If a recent OHS-related case in Nova Scotia is any indication, health and safety officers may now be required in the eyes of the law to go beyond their traditional duties and responsibilities to help mitigate risks. One health and safety coordinator had to learn this the hard way: through a conviction.

Last September, James Della Valle, health and safety coordinator at the Cape Breton Island Housing Authority (CBIHA), was found guilty of failing to “take every reasonable precaution” to protect the safety of employees and tenants after tests showed that vermiculite insulation used in housing unit attics contained asbestos.

The charge, laid in July 2010 under the province’s Occupational Health and Safety Act, related to the months between October 2005, when Della Valle received the test results, and April 2006, when the results became known to the CBIHA director and the first steps were taken to remove the insulation.

Della Valle pleaded not guilty, saying that when he received the information, he fully informed two maintenance supervisors — Darrell McNeil, who worked at CBIHA, and Todd Routledge, who worked at another housing complex in Sydney — of the test results and of the remedial measures recommended by the testing company. He said he was never involved in making decisions nor had anything to do with implementing follow–up measures. He assumed those he had informed would do the necessary work.

Judge A. Peter Ross found Della Valle guilty on the grounds that he had a general duty to inform others where there was a risk. He said the OHS coordinator should have circulated the test results more widely and “ensured that appropriate action of some sort was in fact instigated.”

According to the decision, Della Vella had a duty to act because a “potential health hazard” had been identified. “Where someone in the position of the defendant has knowledge of a possible danger from a credible source, this alone may precipitate a duty to take positive preventive measures,” it said.

But David Law, an Ottawa-based partner at Gowlings law firm and who has practiced occupational health and safety law for 24 years, said that in requiring Della Valle to go beyond his job description and even his authority, the verdict puts an unprecedented onus on safety managers.

“His defence was ‘I went to the outer limits of my job and I did my job, and that should be enough.’ And the court seems to say, ‘no,’” he said. “I read that decision as saying that you can’t just stay within the four corners of your job.

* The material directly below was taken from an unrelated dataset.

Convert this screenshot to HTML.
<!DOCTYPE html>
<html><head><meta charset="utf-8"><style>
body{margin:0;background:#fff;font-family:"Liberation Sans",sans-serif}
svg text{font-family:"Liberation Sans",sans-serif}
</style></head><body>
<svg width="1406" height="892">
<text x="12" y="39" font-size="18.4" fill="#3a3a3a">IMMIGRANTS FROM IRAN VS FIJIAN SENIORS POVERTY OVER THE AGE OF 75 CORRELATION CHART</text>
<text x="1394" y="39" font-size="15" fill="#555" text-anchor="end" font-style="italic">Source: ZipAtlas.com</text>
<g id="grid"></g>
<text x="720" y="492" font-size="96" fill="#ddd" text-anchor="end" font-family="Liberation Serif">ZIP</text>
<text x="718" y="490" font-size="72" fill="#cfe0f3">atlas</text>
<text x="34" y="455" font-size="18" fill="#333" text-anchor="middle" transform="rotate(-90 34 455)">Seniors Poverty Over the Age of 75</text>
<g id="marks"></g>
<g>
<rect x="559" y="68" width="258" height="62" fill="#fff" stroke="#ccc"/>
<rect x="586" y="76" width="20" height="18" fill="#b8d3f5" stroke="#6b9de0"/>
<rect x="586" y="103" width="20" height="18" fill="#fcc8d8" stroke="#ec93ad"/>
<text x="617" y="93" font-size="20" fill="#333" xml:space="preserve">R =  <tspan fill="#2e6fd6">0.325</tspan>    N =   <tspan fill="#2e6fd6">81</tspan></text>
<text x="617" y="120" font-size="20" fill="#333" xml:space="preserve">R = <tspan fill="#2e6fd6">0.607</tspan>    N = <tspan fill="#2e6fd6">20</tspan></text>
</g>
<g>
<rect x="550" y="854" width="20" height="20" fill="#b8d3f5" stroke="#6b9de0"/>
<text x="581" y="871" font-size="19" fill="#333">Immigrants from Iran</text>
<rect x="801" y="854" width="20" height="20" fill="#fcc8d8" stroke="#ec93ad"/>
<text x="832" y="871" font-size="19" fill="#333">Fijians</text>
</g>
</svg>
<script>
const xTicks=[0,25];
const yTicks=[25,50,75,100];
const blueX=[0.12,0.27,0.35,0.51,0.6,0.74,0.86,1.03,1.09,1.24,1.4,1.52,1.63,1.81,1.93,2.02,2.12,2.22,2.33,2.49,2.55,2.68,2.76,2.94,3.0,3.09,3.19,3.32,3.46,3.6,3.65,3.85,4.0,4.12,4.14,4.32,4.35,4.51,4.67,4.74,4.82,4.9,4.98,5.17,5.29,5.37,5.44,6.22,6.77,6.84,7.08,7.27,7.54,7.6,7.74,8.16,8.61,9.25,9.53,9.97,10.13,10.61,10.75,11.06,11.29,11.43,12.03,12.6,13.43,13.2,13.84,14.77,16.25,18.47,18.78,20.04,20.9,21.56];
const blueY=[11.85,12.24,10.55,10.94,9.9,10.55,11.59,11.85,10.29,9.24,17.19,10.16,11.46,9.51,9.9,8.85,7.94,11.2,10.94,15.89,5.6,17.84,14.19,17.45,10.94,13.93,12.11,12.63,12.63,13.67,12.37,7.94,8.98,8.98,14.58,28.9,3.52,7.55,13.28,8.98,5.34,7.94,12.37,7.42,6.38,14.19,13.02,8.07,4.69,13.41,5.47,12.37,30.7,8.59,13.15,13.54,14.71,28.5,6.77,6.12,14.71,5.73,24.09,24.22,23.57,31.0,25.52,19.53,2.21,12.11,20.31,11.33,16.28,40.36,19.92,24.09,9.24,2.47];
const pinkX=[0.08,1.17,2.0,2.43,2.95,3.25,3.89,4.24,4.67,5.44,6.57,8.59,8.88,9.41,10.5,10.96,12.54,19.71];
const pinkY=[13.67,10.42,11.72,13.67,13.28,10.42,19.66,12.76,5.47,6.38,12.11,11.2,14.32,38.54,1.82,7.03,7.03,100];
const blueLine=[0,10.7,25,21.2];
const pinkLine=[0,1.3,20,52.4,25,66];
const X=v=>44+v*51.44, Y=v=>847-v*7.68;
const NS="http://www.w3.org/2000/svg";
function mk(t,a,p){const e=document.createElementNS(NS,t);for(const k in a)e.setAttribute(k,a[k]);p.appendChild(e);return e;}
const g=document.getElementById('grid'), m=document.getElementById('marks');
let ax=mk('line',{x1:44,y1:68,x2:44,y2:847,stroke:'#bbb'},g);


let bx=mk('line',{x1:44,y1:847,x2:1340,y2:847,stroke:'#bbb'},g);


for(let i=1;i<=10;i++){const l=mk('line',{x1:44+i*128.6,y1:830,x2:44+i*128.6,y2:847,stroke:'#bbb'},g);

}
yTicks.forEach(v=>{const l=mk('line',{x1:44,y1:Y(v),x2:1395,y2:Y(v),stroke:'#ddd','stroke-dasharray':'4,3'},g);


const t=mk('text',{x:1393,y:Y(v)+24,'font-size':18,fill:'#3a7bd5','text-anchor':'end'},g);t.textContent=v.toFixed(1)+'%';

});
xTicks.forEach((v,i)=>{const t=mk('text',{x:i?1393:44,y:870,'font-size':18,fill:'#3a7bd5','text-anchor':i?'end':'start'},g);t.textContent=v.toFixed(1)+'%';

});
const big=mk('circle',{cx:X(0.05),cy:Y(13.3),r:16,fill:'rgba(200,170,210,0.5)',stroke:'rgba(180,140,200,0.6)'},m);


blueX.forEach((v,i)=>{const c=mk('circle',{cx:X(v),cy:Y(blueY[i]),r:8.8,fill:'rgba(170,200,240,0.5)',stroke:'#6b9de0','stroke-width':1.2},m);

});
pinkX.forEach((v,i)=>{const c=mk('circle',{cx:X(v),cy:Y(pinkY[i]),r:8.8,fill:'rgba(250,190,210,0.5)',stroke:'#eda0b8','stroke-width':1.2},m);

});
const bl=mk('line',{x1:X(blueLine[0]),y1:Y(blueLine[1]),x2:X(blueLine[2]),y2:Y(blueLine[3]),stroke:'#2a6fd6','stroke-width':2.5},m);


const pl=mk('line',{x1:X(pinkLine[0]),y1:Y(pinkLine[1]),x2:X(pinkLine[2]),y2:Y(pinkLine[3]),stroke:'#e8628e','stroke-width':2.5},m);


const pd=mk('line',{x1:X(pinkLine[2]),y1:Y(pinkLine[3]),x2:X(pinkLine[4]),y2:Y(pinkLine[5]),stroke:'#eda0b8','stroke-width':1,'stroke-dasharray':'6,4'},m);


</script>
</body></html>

You have to go beyond it, if there’s a risk.”

Beyond work duty
In his decision, Ross argued that Della Valle should have followed up with McNeil and Routledge. Since the insulation was not being removed, he should have reported the situation to his immediate supervisor and to the joint health and safety committee.

This suggests that the judge thinks Della Valle should have told somebody that his bosses weren’t doing anything, Law said. The senior person, McNeil, who was also convicted, admitted in court that he was responsible. In the decision, he is quoted as saying, “the buck stops with me.”

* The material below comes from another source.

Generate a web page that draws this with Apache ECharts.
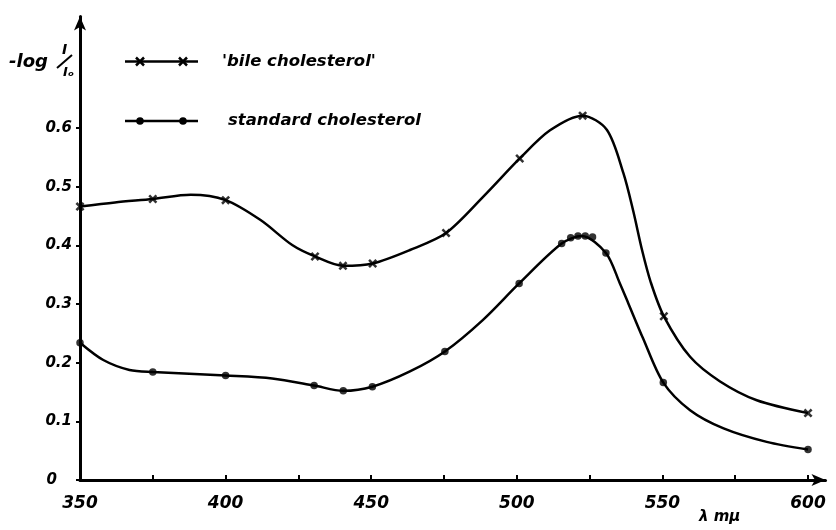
<!DOCTYPE html>
<html>
<head>
<meta charset="utf-8">
<script src="https://cdn.jsdelivr.net/npm/echarts@6/dist/echarts.min.js"></script>
<style>html,body{margin:0;padding:0;background:#fff}#c{width:836px;height:530px}</style>
</head>
<body>
<div id="c"></div>
<script>
// ---- data ----
const xTicks = [350, 375, 400, 425, 450, 475, 500, 525, 550, 575, 600];
const xLabels = [350, 400, 450, 500, 550, 600];
const yTicks = [0, 0.1, 0.2, 0.3, 0.4, 0.5, 0.6];

// 'bile cholesterol' measured points (crosses)
const bileX = [350, 375, 400, 430.7, 440.3, 450.5, 475.7, 501, 522.6, 550.5, 600];
const bileY = [0.466, 0.479, 0.477, 0.381, 0.365, 0.369, 0.421, 0.548, 0.621, 0.279, 0.114];
// drawn curve through them
const bileCurveX = [350, 362, 375, 388, 400, 412, 423, 430.7, 440.3, 450.5, 463.3, 475.7, 488.5, 501, 511.4, 522.6, 530.9, 536.6, 540, 543, 546, 550.5, 559.5, 569.8, 582.4, 600];
const bileCurveY = [0.466, 0.473, 0.479, 0.486, 0.477, 0.443, 0.400, 0.381, 0.365, 0.369, 0.392, 0.421, 0.483, 0.548, 0.596, 0.621, 0.597, 0.523, 0.458, 0.392, 0.337, 0.279, 0.210, 0.168, 0.136, 0.114];

// standard cholesterol measured points (dots)
const stdX = [350, 375, 400, 430.4, 440.4, 450.4, 475.3, 500.8, 515.4, 518.5, 521, 523.5, 526, 530.6, 550.3, 600];
const stdY = [0.234, 0.184, 0.178, 0.161, 0.152, 0.159, 0.219, 0.335, 0.403, 0.413, 0.416, 0.416, 0.414, 0.387, 0.166, 0.052];
const stdCurveX = [350, 358, 367, 375, 400, 416, 430.4, 440.4, 450.4, 463.3, 475.3, 488.4, 500.8, 515.4, 522.3, 530.6, 535.4, 538.3, 543.3, 550.3, 559.5, 571, 585.8, 600];
const stdCurveY = [0.234, 0.2045, 0.1875, 0.184, 0.178, 0.173, 0.161, 0.152, 0.159, 0.185, 0.219, 0.273, 0.335, 0.403, 0.416, 0.387, 0.335, 0.301, 0.242, 0.166, 0.119, 0.088, 0.065, 0.052];

const legendNames = ["'bile cholesterol'", 'standard cholesterol'];
// ---------------------------------------

const zip = (a, b) => a.map((v, i) => [v, b[i]]);
const FONT = '"DejaVu Sans", sans-serif';
const crossPath = 'path://M0,2L2,0L5,3L8,0L10,2L7,5L10,8L8,10L5,7L2,10L0,8L3,5Z';

const chart = echarts.init(document.getElementById('c'), null, {renderer: 'canvas'});

function legendRow(y, kind, label) {
  const els = [{type: 'line', shape: {x1: 125, y1: y, x2: 198, y2: y}, style: {stroke: '#000', lineWidth: 2.5}}];
  [140, 183].forEach(cx => {
    if (kind === 'cross') {
      els.push({type: 'line', shape: {x1: cx - 4, y1: y - 4, x2: cx + 4, y2: y + 4}, style: {stroke: '#000', lineWidth: 2.5}});
      els.push({type: 'line', shape: {x1: cx - 4, y1: y + 4, x2: cx + 4, y2: y - 4}, style: {stroke: '#000', lineWidth: 2.5}});
    } else {
      els.push({type: 'circle', shape: {cx: cx, cy: y, r: 3.8}, style: {fill: '#000'}});
    }
  });
  els.push({type: 'text', x: kind === 'cross' ? 222 : 228, y: y, style: {text: label, font: 'italic bold 16.5px ' + FONT, fill: '#000', verticalAlign: 'middle'}});
  return els;
}

const option = {
  animation: false,
  backgroundColor: '#fff',
  grid: {left: 80, right: 10.5, top: 16.5, bottom: 50, containLabel: false},
  xAxis: {
    type: 'value', min: 350, max: 606, interval: 25,
    axisLine: {show: true, lineStyle: {color: '#000', width: 3}, symbol: ['none', 'arrow'], symbolSize: [9, 14]},
    axisTick: {show: true, inside: true, length: 5, customValues: xTicks, lineStyle: {color: '#000', width: 2}},
    axisLabel: {customValues: xLabels, color: '#000', fontFamily: FONT, fontStyle: 'italic', fontWeight: 'bold', fontSize: 17, margin: 15},
    splitLine: {show: false}
  },
  yAxis: {
    type: 'value', min: 0, max: 0.79, interval: 0.1,
    axisLine: {show: true, lineStyle: {color: '#000', width: 3}, symbol: ['none', 'arrow'], symbolSize: [9, 14]},
    axisTick: {show: true, length: 4, customValues: yTicks, lineStyle: {color: '#000', width: 2}},
    axisLabel: {
      customValues: yTicks, color: '#000', fontFamily: FONT, fontStyle: 'italic', fontWeight: 'bold', fontSize: 15, margin: 8,
      formatter: v => v === 0 ? '{z|0}' : v.toFixed(1),
      rich: {z: {fontFamily: FONT, fontStyle: 'italic', fontWeight: 'bold', fontSize: 15, color: '#000', padding: [0, 15, 0, 0]}}
    },
    splitLine: {show: false}
  },
  graphic: [
    ...legendRow(61.5, 'cross', legendNames[0]),
    ...legendRow(121, 'dot', legendNames[1]),
    {type: 'text', x: 9, y: 62, style: {text: '-log', font: 'italic bold 18px ' + FONT, fill: '#000', verticalAlign: 'middle'}},
    {type: 'text', x: 62, y: 50, style: {text: 'I', font: 'italic bold 14px ' + FONT, fill: '#000', verticalAlign: 'middle'}},
    {type: 'line', shape: {x1: 57, y1: 68, x2: 72, y2: 55}, style: {stroke: '#000', lineWidth: 2}},
    {type: 'text', x: 63, y: 73, style: {text: 'I\u2092', font: 'italic bold 13px ' + FONT, fill: '#000', verticalAlign: 'middle'}},
    {type: 'text', x: 699, y: 517, style: {text: '\u03bb m\u03bc', font: 'italic bold 15px ' + FONT, fill: '#000', verticalAlign: 'middle'}}
  ],
  series: [
    {name: 'bile curve', type: 'line', data: zip(bileCurveX, bileCurveY), smooth: 0.3, symbol: 'none', lineStyle: {color: '#000', width: 2.5}, z: 2},
    {name: legendNames[0], type: 'scatter', data: zip(bileX, bileY), symbol: crossPath, symbolSize: 9, itemStyle: {color: '#000'}, z: 3},
    {name: 'std curve', type: 'line', data: zip(stdCurveX, stdCurveY), smooth: 0.3, symbol: 'none', lineStyle: {color: '#000', width: 2.5}, z: 2},
    {name: legendNames[1], type: 'scatter', data: zip(stdX, stdY), symbol: 'circle', symbolSize: 7.5, itemStyle: {color: '#000'}, z: 3}
  ]
};
chart.setOption(option);
</script>
</body>
</html>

“And yet,” Law said, “the court says you [Della Valle] should have done more; you should have chased McNeil and Routledge. It’s asking a junior person to chase their boss.”

“There’s an element of that which is acceptable, but I feel this decision may ask too much of individuals. It seems to say that our legal duty is greater than our work duty, and we could be at risk of failing legally if we don’t go outside our authority at work.”

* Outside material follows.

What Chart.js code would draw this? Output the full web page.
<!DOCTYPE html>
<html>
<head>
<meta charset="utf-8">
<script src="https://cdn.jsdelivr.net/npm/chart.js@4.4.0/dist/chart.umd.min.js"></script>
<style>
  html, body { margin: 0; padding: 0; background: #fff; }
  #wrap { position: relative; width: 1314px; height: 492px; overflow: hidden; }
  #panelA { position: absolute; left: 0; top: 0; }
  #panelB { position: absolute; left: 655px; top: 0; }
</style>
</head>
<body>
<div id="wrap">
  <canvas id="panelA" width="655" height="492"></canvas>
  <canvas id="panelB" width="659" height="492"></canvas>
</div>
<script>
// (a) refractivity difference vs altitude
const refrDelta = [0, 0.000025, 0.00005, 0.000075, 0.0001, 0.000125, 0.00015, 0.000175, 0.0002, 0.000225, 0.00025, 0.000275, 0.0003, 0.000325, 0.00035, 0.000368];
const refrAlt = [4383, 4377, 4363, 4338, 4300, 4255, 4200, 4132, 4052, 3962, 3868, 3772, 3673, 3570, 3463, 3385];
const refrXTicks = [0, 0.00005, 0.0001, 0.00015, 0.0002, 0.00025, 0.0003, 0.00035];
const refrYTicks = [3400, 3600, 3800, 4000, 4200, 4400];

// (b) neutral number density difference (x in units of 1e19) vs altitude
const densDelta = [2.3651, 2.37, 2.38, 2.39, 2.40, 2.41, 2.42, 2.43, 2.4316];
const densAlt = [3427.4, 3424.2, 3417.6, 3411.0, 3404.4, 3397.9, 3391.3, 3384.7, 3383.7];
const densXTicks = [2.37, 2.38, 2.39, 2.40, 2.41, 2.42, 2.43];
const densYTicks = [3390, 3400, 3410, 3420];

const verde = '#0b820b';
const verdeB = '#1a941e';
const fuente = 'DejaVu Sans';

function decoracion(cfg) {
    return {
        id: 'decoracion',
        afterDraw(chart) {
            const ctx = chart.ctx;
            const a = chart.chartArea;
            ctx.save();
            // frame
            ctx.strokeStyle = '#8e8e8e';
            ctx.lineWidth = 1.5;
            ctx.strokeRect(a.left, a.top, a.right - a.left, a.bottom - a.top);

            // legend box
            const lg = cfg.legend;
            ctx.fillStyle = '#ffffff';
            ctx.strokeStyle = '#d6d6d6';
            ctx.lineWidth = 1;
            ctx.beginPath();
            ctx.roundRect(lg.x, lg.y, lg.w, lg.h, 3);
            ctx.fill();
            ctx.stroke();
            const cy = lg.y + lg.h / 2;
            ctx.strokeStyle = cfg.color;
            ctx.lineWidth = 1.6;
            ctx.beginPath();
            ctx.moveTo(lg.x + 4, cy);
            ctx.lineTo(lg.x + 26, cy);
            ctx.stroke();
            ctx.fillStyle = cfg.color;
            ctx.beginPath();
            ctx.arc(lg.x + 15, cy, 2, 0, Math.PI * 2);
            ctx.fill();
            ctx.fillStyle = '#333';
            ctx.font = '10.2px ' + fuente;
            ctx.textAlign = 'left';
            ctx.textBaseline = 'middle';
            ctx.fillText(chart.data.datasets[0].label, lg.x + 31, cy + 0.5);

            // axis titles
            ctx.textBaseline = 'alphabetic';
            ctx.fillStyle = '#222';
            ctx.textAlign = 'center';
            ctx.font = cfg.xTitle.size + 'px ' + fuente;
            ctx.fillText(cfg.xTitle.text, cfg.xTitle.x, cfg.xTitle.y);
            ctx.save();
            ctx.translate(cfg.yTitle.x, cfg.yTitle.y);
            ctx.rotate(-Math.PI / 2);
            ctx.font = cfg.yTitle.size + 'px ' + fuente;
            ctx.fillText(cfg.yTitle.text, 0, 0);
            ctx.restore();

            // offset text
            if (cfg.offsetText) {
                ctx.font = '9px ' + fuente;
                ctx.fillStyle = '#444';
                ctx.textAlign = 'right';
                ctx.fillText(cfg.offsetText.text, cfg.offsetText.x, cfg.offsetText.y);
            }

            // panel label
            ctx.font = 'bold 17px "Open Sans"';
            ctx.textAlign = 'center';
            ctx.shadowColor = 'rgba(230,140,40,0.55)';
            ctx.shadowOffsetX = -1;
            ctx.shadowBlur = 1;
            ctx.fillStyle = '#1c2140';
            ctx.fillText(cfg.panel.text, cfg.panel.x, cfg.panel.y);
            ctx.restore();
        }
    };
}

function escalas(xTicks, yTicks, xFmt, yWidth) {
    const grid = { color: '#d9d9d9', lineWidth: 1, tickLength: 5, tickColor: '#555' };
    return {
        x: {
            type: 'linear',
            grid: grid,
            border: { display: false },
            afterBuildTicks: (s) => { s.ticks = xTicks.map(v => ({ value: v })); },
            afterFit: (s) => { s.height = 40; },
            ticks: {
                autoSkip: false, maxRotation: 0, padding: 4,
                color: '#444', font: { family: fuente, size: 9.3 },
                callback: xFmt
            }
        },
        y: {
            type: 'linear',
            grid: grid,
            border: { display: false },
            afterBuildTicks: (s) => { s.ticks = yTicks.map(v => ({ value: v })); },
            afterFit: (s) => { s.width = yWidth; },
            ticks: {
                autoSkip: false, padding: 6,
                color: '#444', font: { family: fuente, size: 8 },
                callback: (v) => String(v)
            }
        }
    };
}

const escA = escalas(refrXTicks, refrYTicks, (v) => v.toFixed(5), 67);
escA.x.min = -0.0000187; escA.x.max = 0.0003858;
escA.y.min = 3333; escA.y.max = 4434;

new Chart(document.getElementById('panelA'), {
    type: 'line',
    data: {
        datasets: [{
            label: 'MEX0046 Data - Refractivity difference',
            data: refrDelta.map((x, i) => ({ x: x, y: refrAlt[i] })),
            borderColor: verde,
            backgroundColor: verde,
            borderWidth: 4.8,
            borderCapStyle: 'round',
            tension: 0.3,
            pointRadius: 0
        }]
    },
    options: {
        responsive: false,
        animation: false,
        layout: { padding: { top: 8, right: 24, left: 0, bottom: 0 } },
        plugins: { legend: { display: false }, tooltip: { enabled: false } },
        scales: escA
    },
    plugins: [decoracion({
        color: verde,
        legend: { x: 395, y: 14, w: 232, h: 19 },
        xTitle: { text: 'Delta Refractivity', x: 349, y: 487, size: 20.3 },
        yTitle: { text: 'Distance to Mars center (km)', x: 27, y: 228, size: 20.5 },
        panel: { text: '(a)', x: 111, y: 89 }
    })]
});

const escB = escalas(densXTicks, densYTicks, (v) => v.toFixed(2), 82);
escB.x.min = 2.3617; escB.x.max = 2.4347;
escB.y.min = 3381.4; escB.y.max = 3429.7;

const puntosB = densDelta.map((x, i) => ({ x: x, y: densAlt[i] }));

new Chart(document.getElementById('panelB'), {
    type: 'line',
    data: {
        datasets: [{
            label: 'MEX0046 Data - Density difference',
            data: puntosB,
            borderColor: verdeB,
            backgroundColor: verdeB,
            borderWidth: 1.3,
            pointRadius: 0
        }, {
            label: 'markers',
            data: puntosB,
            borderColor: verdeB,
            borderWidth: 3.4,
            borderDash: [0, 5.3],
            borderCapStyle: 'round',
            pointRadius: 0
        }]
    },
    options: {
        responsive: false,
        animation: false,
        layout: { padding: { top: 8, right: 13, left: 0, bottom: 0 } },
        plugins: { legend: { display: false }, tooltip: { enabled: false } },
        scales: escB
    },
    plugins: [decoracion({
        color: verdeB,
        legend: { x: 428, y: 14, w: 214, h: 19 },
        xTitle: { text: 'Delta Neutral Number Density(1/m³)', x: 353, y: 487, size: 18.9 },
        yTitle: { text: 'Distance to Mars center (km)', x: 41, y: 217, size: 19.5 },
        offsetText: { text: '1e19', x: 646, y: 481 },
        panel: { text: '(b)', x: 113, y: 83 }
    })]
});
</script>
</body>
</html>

Pat Murphy, regional director for the eastern region of the OHS unit of Nova Scotia’s Ministry of Labour and Advanced Education, said Della Valle was charged because he failed in his duty as an employee, not as safety coordinator. While the province’s OHS Act does not have a general duty clause for safety supervisors, it does include such a clause (Sect. 17) for employees.

“He’s not a supervisor, he’s not an employer and he’s not a constructor or contractor. He was strictly an employee,” he said. “And in this case it was deemed there was a significant failure in the general duty of the employee.”

Murphy pointed out the verdict reinforces the importance of the internal responsibility system (IRS), which obliges all employees to take every reasonable precaution to ensure ( continue reading article )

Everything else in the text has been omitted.